A year before this sinking a port official in Georgia noted severe deck corrosion and poorly maintained weather hatches, suggesting that the MV Arvin should be scrapped. Her owners kept her at sea with these obvious results.
"And then what happened?"
"The front fell off."
underrated
very seldom does this happen
They must use rivets and cardboard
It's ok it's been towed outside of the environment
A wave? At sea? One in a million.
Bloody hell‼️ That had to be a terrifying moment, where all the hairs on your bottom stand up! Never underestimate the power of the sea!
#true_talk
Absolutely my friend.
And never underestimate power of the Creator of the sea🙂
@@Jkmthink Jesus✝️🤝🏻✝️🙌🏼🙏🏼
@@cumminscowboy5801
Whomever you believe ...(after INVESTIGATING enough with real proof)

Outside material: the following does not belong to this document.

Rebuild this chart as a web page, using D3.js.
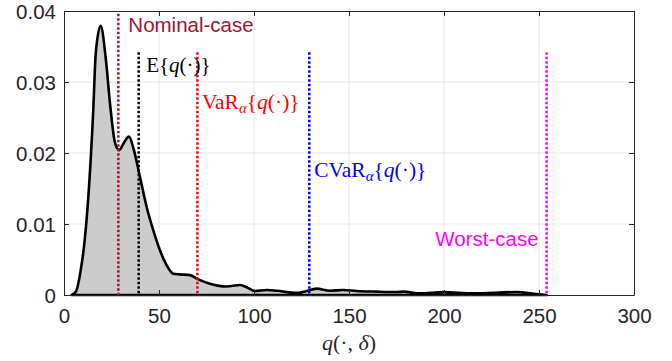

The most broken thing here is the captains heart. His ship is gone some crew are dead the memories on that ship can never be replaced. Sad
🤮🤮🤮
Captain is dead.
There's a very good chance nobody died in this. There are at least two ships very nearby, and it was obviously not sinking very fast.
@@jordizierz3395 6 died
How'd they die? Were they stuck in the ship when it went down or something?
River ship in the sea, sad story and RIP sailors.
"We're holding our own." - last message from the Edmund Fitzgerald
So glad I’m not the only one that knows that off the top of their head!! Only 15 nautical miles and she was safe. What do you think was the final blow? What do you think was the reason why she sank?
@@Quint1836
I think it had to have been catastrophic and quick. Maybe it was the rogue waves that were seen headed in the Fitzgerald’s way moments before by the Arthur Anderson or the ship plunged into a wave trough and struck bottom. Maybe a combination of both.
@@Quint1836 He could have the same thing happen in bigger seas he had both rails down meaning a break somewhere in the steel structure of the hull and would have gone down fast in heavy waves RIP
Ouch.
I think she nosed down, and the water pressure busted in the cargo hatches.